Readers Question: Can you explain what happens to wealth when e.g share price, property prices fall?

Do they just vanish into thin air, or is money just being transferred from one person to another? In other words, are all investment a zero-sum game? What happens when prices rise?

Is there a simple example that can illustrate this concept?

A zero-sum game means that if one person gains, then it has to be matched by an equivalent loss from someone else. No extra output is created, it is merely a question of how the cake is split up.

For example, suppose I buy Euros in exchange Pounds from someone else (and let’s assume zero transaction costs).

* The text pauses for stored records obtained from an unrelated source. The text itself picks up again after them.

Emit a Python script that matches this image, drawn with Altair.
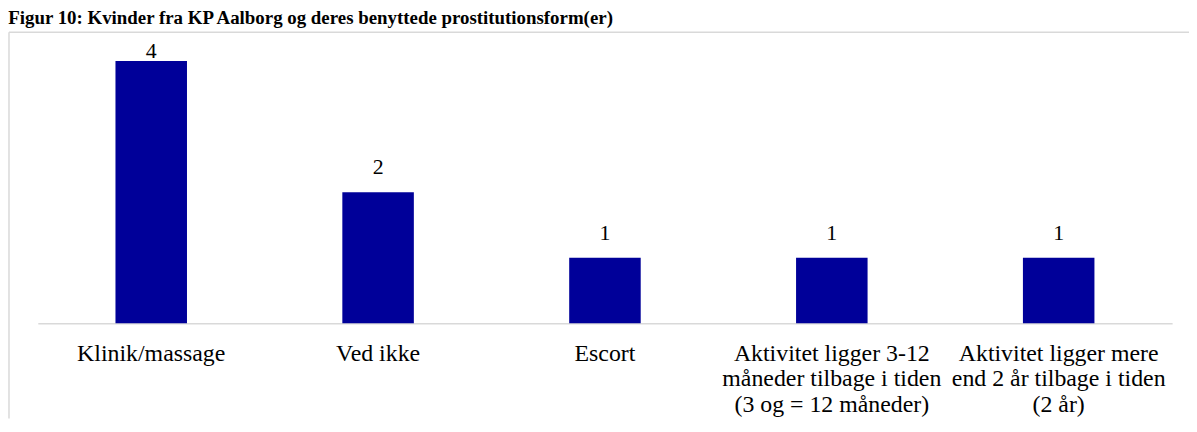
import altair as alt
import pandas as pd

title_text = "Figur 10: Kvinder fra KP Aalborg og deres benyttede prostitutionsform(er)"
categories = [
    "Klinik/massage",
    "Ved ikke",
    "Escort",
    "Aktivitet ligger 3-12\nmåneder tilbage i tiden\n(3 og = 12 måneder)",
    "Aktivitet ligger mere\nend 2 år tilbage i tiden\n(2 år)",
]
values = [4, 2, 1, 1, 1]

df = pd.DataFrame({"kategori": categories, "antal": values})

FONT = "Liberation Serif"
BAR = "#000099"
GRID = "#d9d9d9"

W, H = 1142, 293
PAD = {"left": 30, "right": 17, "top": 23, "bottom": 96}
PX_PER_UNIT = 66

x = alt.X(
    "kategori:N",
    sort=categories,
    scale=alt.Scale(paddingInner=0, paddingOuter=0),
    axis=alt.Axis(
        title=None,
        labelAngle=0,
        ticks=False,
        domainColor=GRID,
        domainWidth=1.5,
        labelFont=FONT,
        labelFontSize=24,
        labelColor="black",
        labelPadding=18,
        labelLineHeight=26,
        labelLimit=400,
        labelOverlap=False,
        labelExpr="split(datum.label, '\\n')",
    ),
)
y_scale = alt.Scale(domain=[0, H / PX_PER_UNIT])

base = alt.Chart(df)

bars = base.mark_bar(size=72, color=BAR).encode(
    x=x,
    y=alt.Y("antal:Q", scale=y_scale, axis=None),
)

labels = base.transform_calculate(
    ly="min(datum.antal + 0.273, 4.045)"
).mark_text(font=FONT, fontSize=22, color="black", baseline="alphabetic").encode(
    x=alt.X("kategori:N", sort=categories),
    y=alt.Y("ly:Q", scale=y_scale, axis=None),
    text=alt.Text("antal:Q"),
)

frame = alt.Data(values=[{"a": 1}])
left_border = alt.Chart(frame).mark_rule(color=GRID, strokeWidth=1.5).encode(
    x=alt.value(-29), y=alt.value(0), y2=alt.value(H + PAD["bottom"])
)
top_border = alt.Chart(frame).mark_rule(color=GRID, strokeWidth=1.5).encode(
    x=alt.value(-29), x2=alt.value(W + PAD["right"]), y=alt.value(0)
)

chart = (
    alt.layer(bars, labels, left_border, top_border)
    .properties(
        width=W,
        height=H,
        padding=PAD,
        autosize=alt.AutoSizeParams(type="none"),
        title=alt.TitleParams(
            title_text,
            anchor="start",
            font=FONT,
            fontSize=19,
            fontWeight="bold",
            color="black",
            offset=4,
        ),
    )
    .configure_view(stroke=None)
)

chart.save("out.html", embed_options={"renderer": "svg", "actions": False})
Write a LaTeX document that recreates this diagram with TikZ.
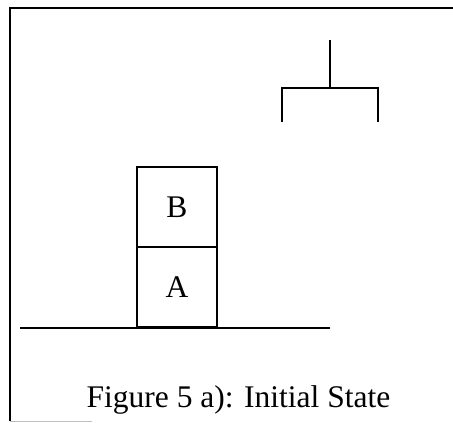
\documentclass[tikz,border=0pt]{standalone}
\usepackage{fontspec}
\setmainfont{Liberation Serif}
\usetikzlibrary{positioning}

\begin{document}
\begin{tikzpicture}[
  x=1pt, y=-1pt,
  font=\fontsize{31.5}{38}\selectfont,
  block/.style={draw, line width=1.8pt, minimum width=80pt, minimum height=80pt, inner sep=0pt},
  wire/.style={line width=2pt}
]
  \useasboundingbox (0,0) rectangle (453,423);
  % frame
  \coordinate (fb) at (10,421);
  \coordinate (fc) at (10,8);
  \coordinate (fr) at (453,8);
  \draw[wire] (fb) -- (fc) -- (fr);
  \draw[gray!50, line width=1pt] (fb) -- ++(82,0);
  % table and blocks
  \coordinate (tl) at (20,328);
  \coordinate (tr) at (330,328);
  \node[block, anchor=south west] (A) at (136,328) {A};
  \node[block, above=-1.8pt of A] (B) {B};
  \draw[wire] (tl) -- (tr);
  % gripper
  \coordinate (g0) at (330,40);
  \coordinate (g1) at (330,88);
  \coordinate (gl) at (282,122);
  \coordinate (gr) at (378,122);
  \draw[wire] (g0) -- (g1);
  \draw[wire] (gl) -- (gl |- g1) -- (gr |- g1) -- (gr);
  % caption
  \node[anchor=base] (cap) at (238.5,407) {Figure 5 a): Initial State};
\end{tikzpicture}
\end{document}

  • I have an increase in quantity of Euros, the other person see an increase in quantity of Pound sterling.
  • If the value of the Euro increases, then I am better off. However, the person who sold Euros will see a decline in the value of their currency holdings.
  • If I  buy Euros, there is unlikely to be any change in output or welfare for society.
  • By correctly predicting an appreciation in the Euro – I have gained at the other persons expense.
  • Therefore, foreign currency speculation could be seen as a zero sum game.

Often investing in the stock market may feel like a zero sum game. Suppose, we take the top 100 companies (FTSE-100). One investment fund may pick the best performing companies. These investors will see an increase in their wealth. Another investment fund may pick poorly performing companies, therefore they see a fall in their wealth.